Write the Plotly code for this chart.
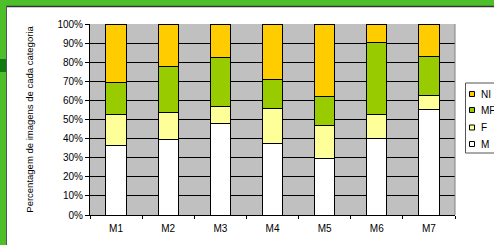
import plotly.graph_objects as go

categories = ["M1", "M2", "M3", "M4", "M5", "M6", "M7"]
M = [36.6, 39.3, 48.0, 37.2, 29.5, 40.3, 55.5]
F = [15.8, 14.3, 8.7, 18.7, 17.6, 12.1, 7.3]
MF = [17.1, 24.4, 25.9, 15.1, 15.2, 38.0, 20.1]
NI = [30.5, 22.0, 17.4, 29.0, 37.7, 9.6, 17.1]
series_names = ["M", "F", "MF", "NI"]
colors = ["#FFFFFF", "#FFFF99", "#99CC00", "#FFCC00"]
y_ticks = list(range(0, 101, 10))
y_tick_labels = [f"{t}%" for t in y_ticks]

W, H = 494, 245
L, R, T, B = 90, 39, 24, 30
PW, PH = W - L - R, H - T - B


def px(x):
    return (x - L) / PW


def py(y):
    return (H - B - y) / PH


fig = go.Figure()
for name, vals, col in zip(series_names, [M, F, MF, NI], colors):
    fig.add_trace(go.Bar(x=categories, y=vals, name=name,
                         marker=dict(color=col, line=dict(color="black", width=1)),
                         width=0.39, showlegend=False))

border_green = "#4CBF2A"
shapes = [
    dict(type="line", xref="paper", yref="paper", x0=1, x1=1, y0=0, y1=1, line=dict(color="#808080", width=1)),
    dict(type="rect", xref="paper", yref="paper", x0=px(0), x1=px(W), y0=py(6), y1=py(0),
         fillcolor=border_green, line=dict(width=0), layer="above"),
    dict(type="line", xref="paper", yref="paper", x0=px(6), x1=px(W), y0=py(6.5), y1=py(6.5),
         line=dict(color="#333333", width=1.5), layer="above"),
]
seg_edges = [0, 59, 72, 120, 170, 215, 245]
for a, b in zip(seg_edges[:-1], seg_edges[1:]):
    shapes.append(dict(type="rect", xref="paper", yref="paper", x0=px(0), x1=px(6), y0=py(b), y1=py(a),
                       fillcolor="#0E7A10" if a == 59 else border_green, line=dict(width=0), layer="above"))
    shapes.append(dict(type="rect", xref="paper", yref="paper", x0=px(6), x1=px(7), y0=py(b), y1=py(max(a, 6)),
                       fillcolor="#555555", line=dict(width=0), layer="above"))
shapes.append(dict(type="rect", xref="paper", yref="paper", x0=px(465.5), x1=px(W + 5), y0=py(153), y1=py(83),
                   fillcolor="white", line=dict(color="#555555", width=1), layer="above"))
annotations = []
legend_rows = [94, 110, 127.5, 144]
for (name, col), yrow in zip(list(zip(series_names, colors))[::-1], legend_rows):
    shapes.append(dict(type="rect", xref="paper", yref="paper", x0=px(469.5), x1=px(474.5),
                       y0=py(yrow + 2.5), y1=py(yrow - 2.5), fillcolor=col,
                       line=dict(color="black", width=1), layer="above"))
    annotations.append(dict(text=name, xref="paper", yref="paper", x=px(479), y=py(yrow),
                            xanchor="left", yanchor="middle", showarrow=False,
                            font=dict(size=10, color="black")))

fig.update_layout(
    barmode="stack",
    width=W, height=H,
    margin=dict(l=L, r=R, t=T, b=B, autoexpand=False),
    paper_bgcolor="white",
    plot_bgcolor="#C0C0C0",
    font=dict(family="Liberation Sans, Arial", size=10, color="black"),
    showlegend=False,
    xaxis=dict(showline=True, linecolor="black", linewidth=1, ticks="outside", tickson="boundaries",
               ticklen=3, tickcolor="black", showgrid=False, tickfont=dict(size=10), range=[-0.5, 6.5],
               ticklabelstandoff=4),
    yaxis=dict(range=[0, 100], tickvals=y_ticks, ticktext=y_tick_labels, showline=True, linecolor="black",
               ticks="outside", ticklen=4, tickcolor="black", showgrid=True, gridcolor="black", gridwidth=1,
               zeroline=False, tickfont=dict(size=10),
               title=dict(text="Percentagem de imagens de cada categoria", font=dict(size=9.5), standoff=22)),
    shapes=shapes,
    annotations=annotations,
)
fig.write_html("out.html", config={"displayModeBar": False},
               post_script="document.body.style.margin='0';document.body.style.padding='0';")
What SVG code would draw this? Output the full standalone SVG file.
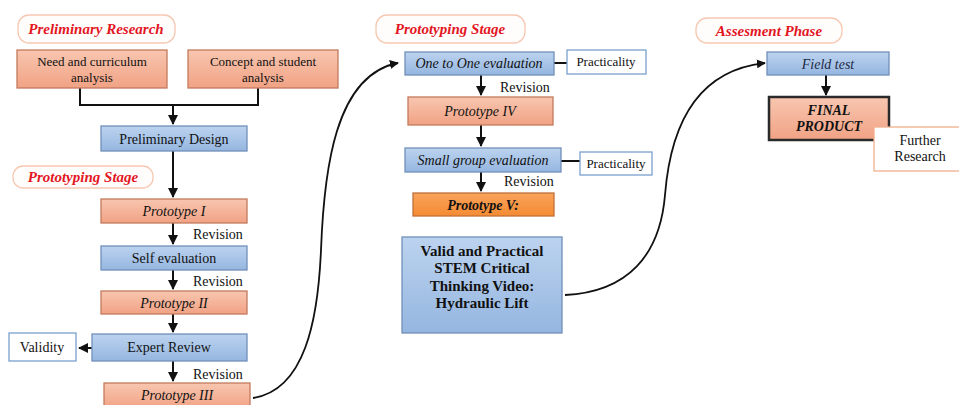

○ ○ ○ ○ ○

-- Work to complete --
Omit every picture, and please return the entries exactly from the first line through the line with "return (H - B - y) / PH", both included.

-- Expected answer --
Write the Plotly code for this chart.
import plotly.graph_objects as go

categories = ["M1", "M2", "M3", "M4", "M5", "M6", "M7"]
M = [36.6, 39.3, 48.0, 37.2, 29.5, 40.3, 55.5]
F = [15.8, 14.3, 8.7, 18.7, 17.6, 12.1, 7.3]
MF = [17.1, 24.4, 25.9, 15.1, 15.2, 38.0, 20.1]
NI = [30.5, 22.0, 17.4, 29.0, 37.7, 9.6, 17.1]
series_names = ["M", "F", "MF", "NI"]
colors = ["#FFFFFF", "#FFFF99", "#99CC00", "#FFCC00"]
y_ticks = list(range(0, 101, 10))
y_tick_labels = [f"{t}%" for t in y_ticks]

W, H = 494, 245
L, R, T, B = 90, 39, 24, 30
PW, PH = W - L - R, H - T - B


def px(x):
    return (x - L) / PW


def py(y):
    return (H - B - y) / PH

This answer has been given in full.